Kass O'Brien with one of her anemone cachepots. Photo: Courtesy of Kass O'Brien
Sunlight pours into the West Palm Beach, Florida, studio of ceramicist Kass O’Brien, illuminating a sea of trembling anemones and undulating kelp. Mother Nature is the muse behind O’Brien’s art that is laden with deeply personal memories, and sculpted with a spirit of wonder and nostalgia. The beauty of a barnacle, for example, takes O’Brien back to her childhood in Cape Cod, while the fan-shaped leaves of a gingko, shaped in clay, never fail to remind her of her mother.
“When I was young, my pockets were always filled with leaves and little stuff I would find,” she tells Galerie. “To this day, my pockets are still filled with things.”
Raised in a family of seven children, O’Brien credits her parents for nurturing an early love of the world and an appreciation for art. “We were basically outside 365 days a year,” she said of her dynamic childhood in Erie, Pennsylvania spent sailing, ice skating, and taking art classes at the museum where her mother worked. “Our house was filled with drawings and paintings, from floor to ceiling, by local artists.”
Years later, she enrolled at the Columbus College of Art & Design and received an M.F.A. from Cranbrook Academy of Art, where she largely experimented with photography-based collage. After graduation, she worked at a nonprofit art magazine in Woodstock, New York, then spent a stint sailing in the Caribbean, before meeting her husband and settling in South Florida.
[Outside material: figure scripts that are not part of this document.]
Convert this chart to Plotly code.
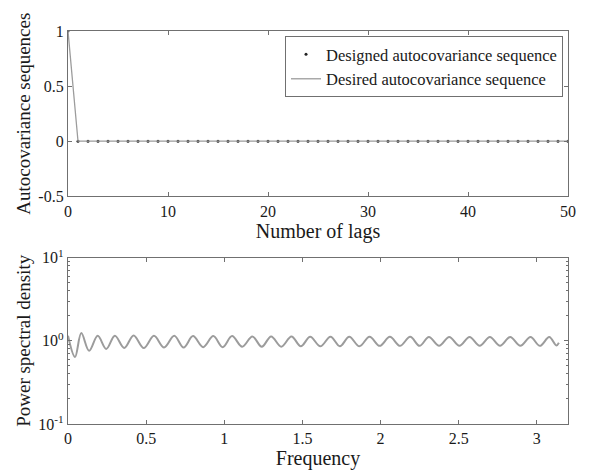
import plotly.graph_objects as go

# ---- Top panel data ----
lags = list(range(51))
designed_acs = [1.0] + [0.0] * 50
desired_acs = [1.0] + [0.0] * 50

# ---- Bottom panel data (peaks/troughs of the ripple) ----
psd_freq = [0.0, 0.045, 0.085, 0.135, 0.19, 0.245, 0.30, 0.36, 0.42, 0.485, 0.55,
            0.615, 0.68, 0.74, 0.80, 0.865, 0.93, 0.99, 1.05, 1.115, 1.18, 1.24,
            1.30, 1.365, 1.43, 1.49, 1.55, 1.615, 1.68, 1.74, 1.80, 1.865, 1.93,
            1.995, 2.06, 2.125, 2.19, 2.25, 2.31, 2.375, 2.44, 2.505, 2.57, 2.635,
            2.70, 2.765, 2.83, 2.895, 2.96, 3.02, 3.08, 3.125, 3.1416]
psd_vals = [1.15, 0.64, 1.24, 0.76, 1.15, 0.80, 1.15, 0.82, 1.16, 0.82, 1.15,
            0.83, 1.15, 0.83, 1.14, 0.84, 1.14, 0.84, 1.14, 0.85, 1.13, 0.85,
            1.13, 0.85, 1.13, 0.86, 1.12, 0.86, 1.12, 0.86, 1.12, 0.86, 1.12,
            0.87, 1.12, 0.87, 1.12, 0.87, 1.11, 0.87, 1.11, 0.87, 1.11, 0.87,
            1.11, 0.87, 1.11, 0.87, 1.11, 0.87, 1.11, 0.88, 0.95]

top_yticks = [-0.5, 0, 0.5, 1]
top_yticktext = ["-0.5", "0", "0.5", "1"]
top_xticks = [0, 10, 20, 30, 40, 50]
bot_xticks = [0, 0.5, 1, 1.5, 2, 2.5, 3]
bot_xticktext = ["0", "0.5", "1", "1.5", "2", "2.5", "3"]
bot_yticks = [0.1, 1, 10]
bot_yticktext = ["10<sup>-1</sup>", "10<sup>0</sup>", "10<sup>1</sup>"]
bot_minor = [0.2, 0.3, 0.4, 0.5, 0.6, 0.7, 0.8, 0.9, 2, 3, 4, 5, 6, 7, 8, 9]

FONT = "Liberation Serif, Times New Roman, serif"
AXC = "#707070"
TXT = "#1a1a1a"
LINEC = "#9c9c9c"

fig = go.Figure()

fig.add_trace(go.Scatter(x=lags, y=designed_acs, mode="markers",
                         marker=dict(size=3, color="#222222"),
                         name="Designed autocovariance sequence",
                         xaxis="x", yaxis="y"))
fig.add_trace(go.Scatter(x=lags, y=desired_acs, mode="lines",
                         line=dict(color=LINEC, width=1.3),
                         name="Desired autocovariance sequence",
                         xaxis="x", yaxis="y"))
fig.add_trace(go.Scatter(x=psd_freq, y=psd_vals, mode="lines",
                         line=dict(color=LINEC, width=2, shape="spline", smoothing=1.0),
                         showlegend=False, xaxis="x2", yaxis="y2"))

axis_common = dict(showline=True, mirror="ticks", linecolor=AXC, linewidth=1.2,
                   ticks="inside", ticklen=4, tickcolor=AXC, showgrid=False,
                   zeroline=False, tickfont=dict(family=FONT, size=16, color=TXT))
xtitle_font = dict(family=FONT, size=20, color=TXT)
ytitle_font = dict(family=FONT, size=19, color=TXT)

fig.update_layout(
    width=582, height=465,
    margin=dict(l=60, r=22, t=20, b=48),
    paper_bgcolor="white", plot_bgcolor="white",
    font=dict(family=FONT, size=16, color=TXT),
    xaxis=dict(domain=[0, 1], anchor="y", range=[0, 50], tickvals=top_xticks,
               title=dict(text="Number of lags", font=xtitle_font, standoff=0),
               **axis_common),
    yaxis=dict(domain=[0.5793, 1], anchor="x", range=[-0.5, 1], tickvals=top_yticks,
               ticktext=top_yticktext,
               title=dict(text="Autocovariance sequences", font=ytitle_font, standoff=2),
               **axis_common),
    xaxis2=dict(domain=[0, 1], anchor="y2", range=[0, 3.2], tickvals=bot_xticks,
                ticktext=bot_xticktext,
                title=dict(text="Frequency", font=xtitle_font, standoff=0),
                **axis_common),
    yaxis2=dict(domain=[0, 0.4232], anchor="x2", type="log", range=[-1, 1],
                tickvals=bot_yticks, ticktext=bot_yticktext,
                title=dict(text="Power spectral density", font=ytitle_font, standoff=2),
                minor=dict(ticks="inside", ticklen=2, tickcolor=AXC, tickvals=bot_minor),
                **axis_common),
    legend=dict(x=0.99, y=0.987, xanchor="right", yanchor="top",
                bordercolor=AXC, borderwidth=1, bgcolor="white",
                font=dict(family=FONT, size=16.5, color=TXT),
                tracegroupgap=0, itemwidth=30),
)

fig.write_html("out.html")
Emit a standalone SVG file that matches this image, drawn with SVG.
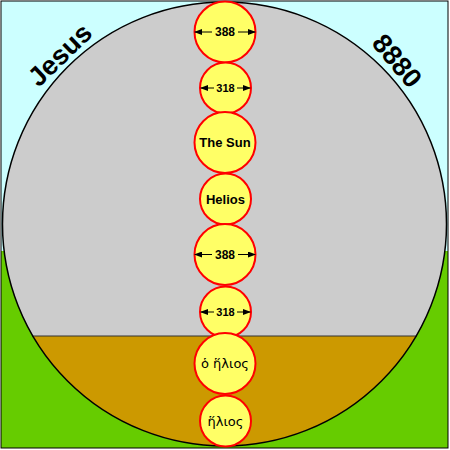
<svg xmlns="http://www.w3.org/2000/svg" width="450" height="450" viewBox="0 0 450 450">
<defs>
<style>
.c{fill:#FFFF66;stroke:#FF0000;stroke-width:2}
.t{font-family:"Liberation Sans",Arial,sans-serif;font-weight:bold;fill:#000;text-anchor:middle}
.g{font-family:"DejaVu Sans","Noto Sans",sans-serif;fill:#000;text-anchor:middle;font-size:13px}
.a{stroke:#000;stroke-width:1;fill:none}
</style>
<marker id="ah" markerWidth="8" markerHeight="6" refX="7" refY="3" orient="auto" markerUnits="userSpaceOnUse">
<path d="M0,0 L8,3 L0,6 Z" fill="#000"/>
</marker>
<clipPath id="cc"><circle cx="224.5" cy="224" r="222"/></clipPath>
</defs>
<rect x="0" y="0" width="450" height="450" fill="#fff"/>
<rect x="1" y="1" width="447" height="250" fill="#CCFFFF"/>
<rect x="1" y="251" width="447" height="197" fill="#66CC00"/>
<rect x="1" y="1" width="447" height="447" fill="none" stroke="#000" stroke-width="1"/>
<g id="disc">
<circle cx="224.5" cy="224" r="222" fill="#CCCCCC"/>
<rect x="0" y="336" width="450" height="120" fill="#CC9900" clip-path="url(#cc)"/>
<line x1="32" y1="336" x2="417" y2="336" stroke="#333" stroke-width="1"/>
<circle cx="224.5" cy="224" r="222" fill="none" stroke="#000" stroke-width="1.5"/>
</g>
<text class="t" font-size="27" transform="translate(60,55) rotate(-44)" dy="9">Jesus</text>
<text class="t" font-size="27" transform="translate(397,61) rotate(50)" dy="9">8880</text>
<g id="n1"><circle class="c" cx="225" cy="32" r="30.5"/><text class="t" font-size="12" x="225" y="36">388</text></g>
<g id="n2"><circle class="c" cx="225.5" cy="88" r="25.5"/><text class="t" font-size="11" x="225.5" y="92">318</text></g>
<g id="n3"><circle class="c" cx="225" cy="142.5" r="30.5"/><text class="t" font-size="13" x="225" y="147">The Sun</text></g>
<g id="n4"><circle class="c" cx="225.5" cy="199" r="25.5"/><text class="t" font-size="13" x="225.5" y="203.5">Helios</text></g>
<g id="n5"><circle class="c" cx="225" cy="254.5" r="30.5"/><text class="t" font-size="12" x="225" y="259">388</text></g>
<g id="n6"><circle class="c" cx="225.5" cy="312" r="25.5"/><text class="t" font-size="11" x="225.5" y="316">318</text></g>
<g id="n7"><circle class="c" cx="225" cy="363.5" r="30.5"/><text class="g" x="225" y="368">ὁ ἥλιος</text></g>
<g id="n8"><circle class="c" cx="225.5" cy="421" r="25.5"/><text class="g" x="225.5" y="426">ἥλιος</text></g>
<g id="connectors">
<line class="a" x1="212" y1="32" x2="195" y2="32" marker-end="url(#ah)"/>
<line class="a" x1="238" y1="32" x2="255" y2="32" marker-end="url(#ah)"/>
<line class="a" x1="214" y1="88" x2="201" y2="88" marker-end="url(#ah)"/>
<line class="a" x1="237" y1="88" x2="250" y2="88" marker-end="url(#ah)"/>
<line class="a" x1="212" y1="254.5" x2="195" y2="254.5" marker-end="url(#ah)"/>
<line class="a" x1="238" y1="254.5" x2="255" y2="254.5" marker-end="url(#ah)"/>
<line class="a" x1="214" y1="312" x2="201" y2="312" marker-end="url(#ah)"/>
<line class="a" x1="237" y1="312" x2="250" y2="312" marker-end="url(#ah)"/>
</g>
</svg>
Ceramic vessels and vases by West Palm Beach, Florida, artisan Kass O'Brien. Photo: Courtesy of Kass O'Brien
That southward migration, she says, had a formative effect on her artistic point of view. While her previous work was influenced by the monochromatic steel mills and urban decay of the Great Lakes where she grew up, relocating to Florida felt like a rebirth. “It was this color explosion,” she remembers. “My art went from doom and gloom to joy and love.”
Following the birth of her son, O’Brien began teaching art to children in Gulfstream, Florida. The experience re-awakened her love of ceramics and propelled her on a new professional path. “I remember making this humongous pot, which I took to Kemble Interiors in Palm Beach,” she recalls. “Celerie happened to be there and loved it. She and the studio founder, Mimi Maddock McMakin, are the ones who started me on my journey.”

Ceramic vessels and vases by West Palm Beach, Florida, artisan Kass O'Brien. Photo: Courtesy of Kass O'Brien

Coral anemone cachepot by Kass O'Brien. Photo: Courtesy of Kass O'Brien
“My art went from doom and gloom to joy and love”
Kass O'Brien
Since launching her ceramics practice two decades ago, O’Brien has evolved her style, replacing her initial heavy pieces with flat, smooth surfaces with today’s assortment of lighter, three-dimensional works that are alive with fluidity and texture. The artist continues to find inspiration by foraging, often during the endurance races she routinely runs. On a recent 100K from Lake Okeechobee to Hobe Sound, she stopped to marvel at twisted twigs and lacy leaves, remembering with vivid clarity the flowering orchids that cascaded from a canopy of trees overhead.
Fungus and mushrooms are another of O’Brien’s enduring fascinations, as revealed through her selection of cachepots and vases adorned with quivering gills. “I want people to touch these pieces,” she says of her tactile lamps, vases, planters, and pots. “One woman said to me the reason she liked my work is because it doesn’t need plants—it has so much movement and life on its own.”

Kass O'Brien. Photo: Courtesy of Kass O'Brien
Indeed the tactile nature of her work is one of O’Brien’s favorite elements of her ceramics practice. “As an artist, I have to have my hand in all of it,” she says of her multi-stepped creative process, be it shaping, trimming, appliquéing, or glazing. “I don’t use molds so any vein you see on a leaf, for example, is marked by me.”
Whether she’s working on a unique commission or one of her highly coveted designs, O’Brien admittedly savors every second of her time in the studio. “I want people to be happy,” she says with a smile. “I’m trying to make the world a prettier place and elicit joy when people look at my work.”